A principal preocupação do governo brasileiro em relação à crise na Bolívia é a possibilidade de interrupção no fornecimento de gás natural. Os bolivianos fornecem cerca de 30% de todo o gás consumido no Brasil. O temor das autoridades brasileiras é de que a situação política saia de controle e o fornecimento de gás seja interrompido.
Desde a renúncia de Evo Morales, no domingo, 200 manifestantes ligados ao Movimento ao Socialismo (MAS), partido do ex-presidente, invadiram e paralisaram a produção de apenas uma usina de gás natural no campo de Carrasco, Província de Chapare, Departamento de Cochabamba, um bastião dos apoiadores de Morales.
A estatal boliviana, Yacimientos Petrolíferos Fiscales Bolivianos (YPFB), enviou na terça-feira, 12, uma carta ao governo da Argentina notificando que o fornecimento de gás pode ser afetado em razão das "limitações" atuais da usina de Carrasco. As Forças Armadas da Bolívia já retomaram o controle das instalações, mas a usina ainda opera com a metade da capacidade.
O impacto para o Brasil por enquanto é zero. Os campos operados pela Petrobrás, no sul da Bolívia, ficam em uma região relativamente tranquila. No entanto, existe o temor de que uma instabilidade política prolongada leve a ações de extremistas em outros campos, o que poderia afetar o fornecimento para o Brasil.

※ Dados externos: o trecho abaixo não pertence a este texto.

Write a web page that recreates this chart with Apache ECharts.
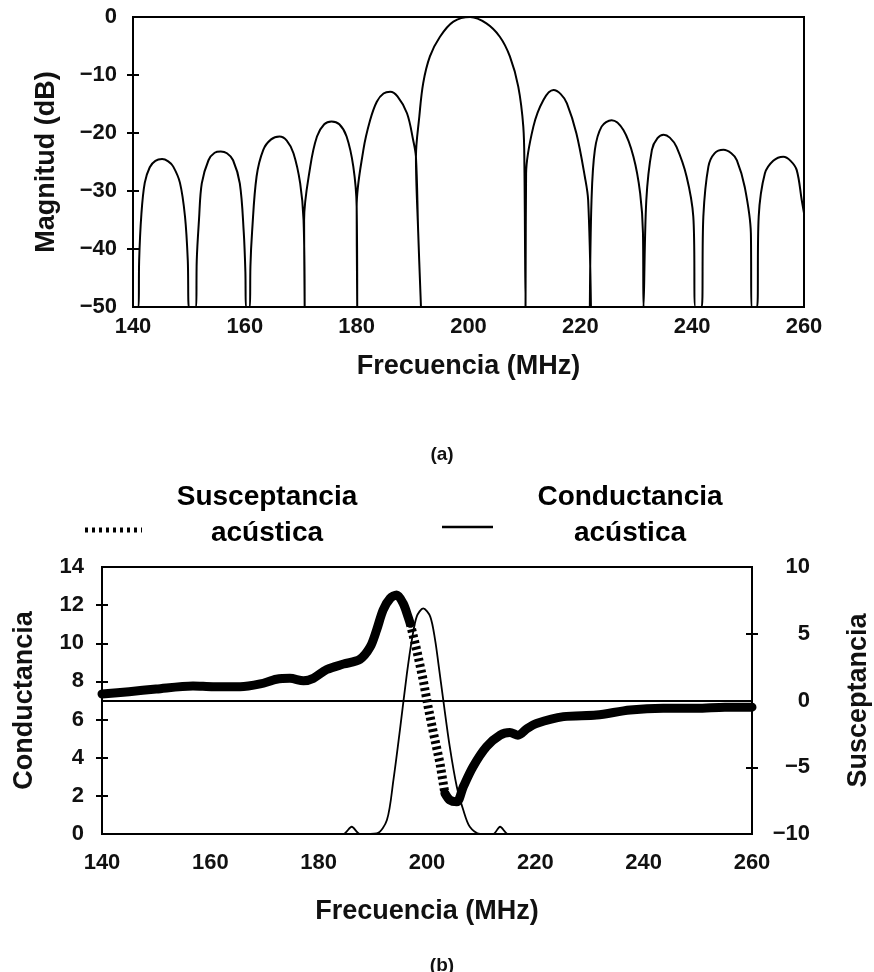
<!DOCTYPE html>
<html>
<head>
<meta charset="utf-8">
<script src="https://cdn.jsdelivr.net/npm/echarts@6/dist/echarts.min.js"></script>
<style>
  html, body { margin: 0; padding: 0; background: #fff; }
  #chart { width: 874px; height: 972px; }
</style>
</head>
<body>
<div id="chart"></div>
<script>
var freqA = [
    140,
    141.0, 141.1, 141.5, 142.1, 143.0, 144.0, 145.2, 146.3, 147.2, 148.4, 149.3, 149.8, 150.0,
    151.3, 151.4, 151.8, 152.3, 153.5, 154.6, 155.7, 156.8, 157.9, 159.1, 159.8, 160.1, 160.2,
    160.9, 161.0, 161.3, 162.1, 163.3, 164.7, 166.2, 167.5, 168.7, 169.9, 170.5, 170.7,
    170.6, 171.7, 172.9, 174.2, 175.5, 176.9, 178.2, 179.4, 180.0, 180.1,
    180.0, 181.2, 182.4, 183.6, 184.8, 186.0, 187.3, 189.0, 190.1, 190.6, 191.0, 191.5,
    191.0, 190.6, 191.2, 191.9, 193.1, 194.9, 197.3, 200.3, 203.2, 205.6, 207.4, 208.9, 209.8, 210.0, 210.2,
    210.3, 211.6, 213.4, 215.2, 216.5, 217.6, 219.3, 220.8, 221.4, 221.9,
    221.7, 222.0, 222.6, 223.8, 225.6, 227.7, 229.5, 230.7, 231.2, 231.3,
    231.8, 232.8, 233.8, 234.9, 236.0, 237.2, 239.0, 240.2, 240.6,
    241.7, 242.0, 242.9, 244.0, 245.6, 247.0, 248.0, 249.4, 250.5, 250.6,
    251.6, 251.9, 253.0, 254.5, 256.3, 257.6, 258.7, 259.6, 260
];
var magA = [
    -50,
    -50, -42, -34, -28.6, -25.9, -24.8, -24.5, -24.9, -25.8, -28.6, -34.4, -42, -50,
    -50, -42, -35, -28.7, -24.7, -23.4, -23.2, -23.5, -24.7, -28.7, -37, -44, -50,
    -50, -43, -37, -27.5, -22.9, -21.1, -20.6, -21.3, -23.5, -28.7, -35, -50,
    -35, -25.8, -20.6, -18.5, -18.0, -18.5, -20.6, -25.8, -32.7, -50,
    -32.7, -22.9, -17.8, -14.6, -13.2, -12.9, -13.7, -16.6, -21.2, -24.1, -37, -50,
    -37, -24.1, -17.2, -11.4, -6.8, -3.4, -0.8, 0, -1.1, -3.4, -6.8, -12, -18.9, -25.8, -50,
    -27, -18.9, -14.3, -12.6, -13.3, -14.9, -20.1, -27.5, -31.6, -50,
    -50, -31.6, -22.9, -18.9, -17.8, -19.5, -24.1, -30.4, -37.2, -50,
    -31.6, -22.9, -20.9, -20.3, -20.8, -22.4, -27.5, -34.4, -50,
    -50, -34.4, -25.8, -23.5, -22.9, -23.5, -24.7, -29.3, -37.3, -50,
    -50, -34.4, -27, -24.8, -24.1, -24.8, -26.4, -31.6, -33.8
];

// (b) conductancia acústica
var freqG = [140, 184.5, 186.1, 187.6, 190.7, 192.6, 193.8, 195.0, 196.3, 197.2, 198.1, 199.3,
    200.6, 201.5, 202.1, 203.0, 204.2, 205.5, 206.7, 207.9, 209.8, 212.2, 213.5, 215.0, 260];
var condG = [0, 0, 0.38, 0, 0.03, 0.73, 2.83, 5.45, 8.43, 10.17, 11.4, 11.83,
    11.4, 10.17, 8.95, 7.03, 4.58, 2.48, 1.26, 0.38, 0, 0, 0.38, 0, 0];

// (b) susceptancia acústica: tramo izquierdo, caída punteada, tramo derecho
var freqB1 = [140, 145, 150, 156.8, 160.5, 165.5, 169.2, 172.2, 174.7, 177.2, 179.0, 181.5,
    184.6, 187.6, 189.5, 190.7, 191.9, 193.2, 194.4, 195.6, 196.5, 196.9];
var suscB1 = [0.49, 0.66, 0.86, 1.09, 1.03, 1.03, 1.24, 1.59, 1.66, 1.48, 1.66, 2.32,
    2.73, 3.08, 4.0, 5.28, 6.78, 7.65, 7.9, 7.27, 6.28, 5.78];
var freqD = [196.9, 198.1, 199.3, 200.2, 201.2, 202.4, 203.1, 203.3];
var suscD = [5.78, 3.78, 1.53, -0.46, -2.46, -4.7, -6.46, -6.95];
var freqB2 = [203.3, 204.2, 205.5, 206.7, 208.5, 211.0, 213.5, 215.3, 216.8, 218.5, 220.2,
    225.2, 231.3, 237.5, 243.6, 249.8, 255, 260];
var suscB2 = [-6.95, -7.45, -7.58, -6.46, -4.96, -3.46, -2.6, -2.4, -2.6, -2.1, -1.72,
    -1.21, -1.09, -0.71, -0.58, -0.58, -0.5, -0.5];

// marcas que cruzan el eje
var magTicks = [-40, -30, -20, -10];
var condTicks = [2, 4, 6, 8, 10, 12];
var suscTicks = [-5, 5];

var FONT = '"Liberation Sans", Arial, sans-serif';

function zip(xs, ys) {
    var out = [];
    for (var i = 0; i < xs.length; i++) out.push([xs[i], ys[i]]);
    return out;
}

function minus(v) {
    return String(v).replace('-', '\u2212');
}

var labelStyle = { color: '#111', fontFamily: FONT, fontWeight: 'bold', fontSize: 22 };
var nameStyle = { color: '#111', fontFamily: FONT, fontWeight: 'bold', fontSize: 27 };

function xAxisFor(grid, margin, gap) {
    return {
        type: 'value', gridIndex: grid, min: 140, max: 260, interval: 20,
        axisLine: { show: true, lineStyle: { color: '#000', width: 2 } },
        axisTick: { show: false }, splitLine: { show: false },
        axisLabel: Object.assign({ margin: margin }, labelStyle),
        name: 'Frecuencia (MHz)', nameLocation: 'middle', nameGap: gap, nameTextStyle: nameStyle
    };
}

// el eje se desplaza 6 px hacia dentro para que la marca de 12 px cruce el borde del recuadro
function yAxisFor(grid, pos, min, max, step, ticks, margin, extra) {
    return Object.assign({
        type: 'value', gridIndex: grid, position: pos, min: min, max: max, interval: step,
        offset: -6,
        axisLine: { show: false }, splitLine: { show: false },
        axisTick: { show: true, length: 12, customValues: ticks, lineStyle: { color: '#000', width: 2 } },
        axisLabel: Object.assign({ margin: margin, formatter: minus }, labelStyle),
        nameLocation: 'middle', nameRotate: 90, nameTextStyle: nameStyle
    }, extra);
}

var chart = echarts.init(document.getElementById('chart'));

var option = {
    backgroundColor: '#fff',
    animation: false,
    title: [
        { text: '(a)', left: 437, top: 440, textAlign: 'center',
          textStyle: { fontFamily: FONT, fontWeight: 'bold', fontSize: 19, color: '#111' } },
        { text: '(b)', left: 437, top: 951, textAlign: 'center',
          textStyle: { fontFamily: FONT, fontWeight: 'bold', fontSize: 19, color: '#111' } }
    ],
    grid: [
        { left: 133, right: 70, top: 17, height: 290, show: true, borderColor: '#000', borderWidth: 2,
          outerBoundsMode: 'none' },
        { left: 102, right: 122, top: 567, height: 267, show: true, borderColor: '#000', borderWidth: 2,
          outerBoundsMode: 'none' }
    ],
    xAxis: [
        xAxisFor(0, 9, 46),
        xAxisFor(1, 18, 64)
    ],
    yAxis: [
        yAxisFor(0, 'left', -50, 0, 10, magTicks, 22, { name: 'Magnitud (dB)', nameGap: 79 }),
        yAxisFor(1, 'left', 0, 14, 2, condTicks, 24, { name: 'Conductancia', nameGap: 70 }),
        yAxisFor(1, 'right', -10, 10, 5, suscTicks, 64,
            { name: 'Susceptancia', nameGap: 99, axisLabel: Object.assign({ margin: 64, align: 'right', formatter: minus }, labelStyle) })
    ],
    series: [
        {
            name: 'Magnitud', type: 'line', xAxisIndex: 0, yAxisIndex: 0,
            data: zip(freqA, magA), symbol: 'none', smooth: 0.35,
            lineStyle: { color: '#000', width: 2 }
        },
        {
            name: 'Conductancia acústica', type: 'line', xAxisIndex: 1, yAxisIndex: 1,
            data: zip(freqG, condG), symbol: 'none', smooth: 0.3,
            lineStyle: { color: '#000', width: 1.8 }
        },
        {
            name: 'Susceptancia acústica', type: 'line', xAxisIndex: 1, yAxisIndex: 2,
            data: zip(freqB1, suscB1), symbol: 'none', smooth: 0.3,
            lineStyle: { color: '#000', width: 9, cap: 'round', join: 'round' },
            markLine: {
                silent: true, symbol: 'none', label: { show: false },
                lineStyle: { color: '#000', width: 2, type: 'solid' },
                data: [{ yAxis: 0 }]
            }
        },
        {
            name: 'Susceptancia acústica', type: 'line', xAxisIndex: 1, yAxisIndex: 2,
            data: zip(freqD, suscD), symbol: 'none',
            lineStyle: { color: '#000', width: 9, type: [3, 3] }
        },
        {
            name: 'Susceptancia acústica', type: 'line', xAxisIndex: 1, yAxisIndex: 2,
            data: zip(freqB2, suscB2), symbol: 'none', smooth: 0.3,
            lineStyle: { color: '#000', width: 9, cap: 'round', join: 'round' }
        }
    ],
    graphic: [
        { type: 'line', shape: { x1: 85, y1: 530, x2: 142, y2: 530 },
          style: { stroke: '#000', lineWidth: 5, lineDash: [3, 4] } },
        { type: 'text', x: 267, y: 497,
          style: { text: 'Susceptancia', align: 'center', verticalAlign: 'middle', font: 'bold 28px ' + FONT, fill: '#000' } },
        { type: 'text', x: 267, y: 533,
          style: { text: 'acústica', align: 'center', verticalAlign: 'middle', font: 'bold 28px ' + FONT, fill: '#000' } },
        { type: 'line', shape: { x1: 442, y1: 527, x2: 493, y2: 527 },
          style: { stroke: '#000', lineWidth: 2.5 } },
        { type: 'text', x: 630, y: 497,
          style: { text: 'Conductancia', align: 'center', verticalAlign: 'middle', font: 'bold 28px ' + FONT, fill: '#000' } },
        { type: 'text', x: 630, y: 533,
          style: { text: 'acústica', align: 'center', verticalAlign: 'middle', font: 'bold 28px ' + FONT, fill: '#000' } }
    ]
};

chart.setOption(option);
</script>
</body>
</html>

Desde o início da crise, pelo menos quatro empresas estrangeiras que operam campos na Bolívia suspenderam suas atividades de exploração em razão do temor de reações por parte dos militantes de ambos lados da disputa política.
O fato de a Bolívia estar acéfala desde a renúncia de Morales também preocupa. Evo, o vice-presidente, Alvaro Garcia Linera, os presidentes da Câmara e do Senado renunciaram diante das denúncias de fraude eleitoral, pressão dos militares e manifestações violentas da oposição, deixando um vazio de poder.
Enquanto as autoridades buscam uma saída constitucional, a Bolívia é governada por uma junta militar.
Segundo fontes do setor energético, o consumo brasileiro de gás boliviano está próximo do teto de 31,5 milhões de m3/dia em razão da seca dos últimos meses que reduziu consideravelmente o volume de água nos reservatórios das hidrelétricas brasileiras.
Quase todo o gás boliviano é destinado a indústrias e usinas termoelétricas. Existem outras opções de fornecimento, como o Gás Natural Liquefeito (GNL), exportado principalmente dos EUA. No entanto, a substituição pode levar algum tempo e ter impacto nos preços da energia. "Não há risco de desabastecimento, mas a diminuição da oferta pode ter impacto nos preços", afirmou Alexandre Lopes, diretor técnico da Associação Brasileira dos Comercializadores de Energia Elétrica (Abreceel).
Além disso, a crise ocorre no momento em que a Petrobrás e a YPFB tentam implementar a venda de 51% do Gasbol, rede de distribuição de gás boliviano com mais de 3 mil quilômetros de extensão, 85% deles em solo brasileiro, parte do acordo da Petrobrás com o Conselho Administrativo de Defesa Econômica (Cade) para a abertura do mercado de gás natural em diversos Estados brasileiros. "Os últimos acontecimentos na Bolívia jogam um balde de água fria na negociação entre a Petrobrás e a YPFB, restando ao investidor aguardar o desenrolar do cenário nos próximos dias", disse Ernani Reis, analista da Capital Research.
Paralisação. Ontem, o diretor de relacionamento institucional da Petrobrás, Roberto Ardenghy, admitiu que as renegociações de contratos de importação de gás natural entre a Petrobrás e a YPBF estão paralisadas, mas garantiu que o Brasil tem uma reserva estratégica estimada em pelo menos seis meses. (Colaborou Mariana Durão)
As informações são do jornal O Estado de S. Paulo.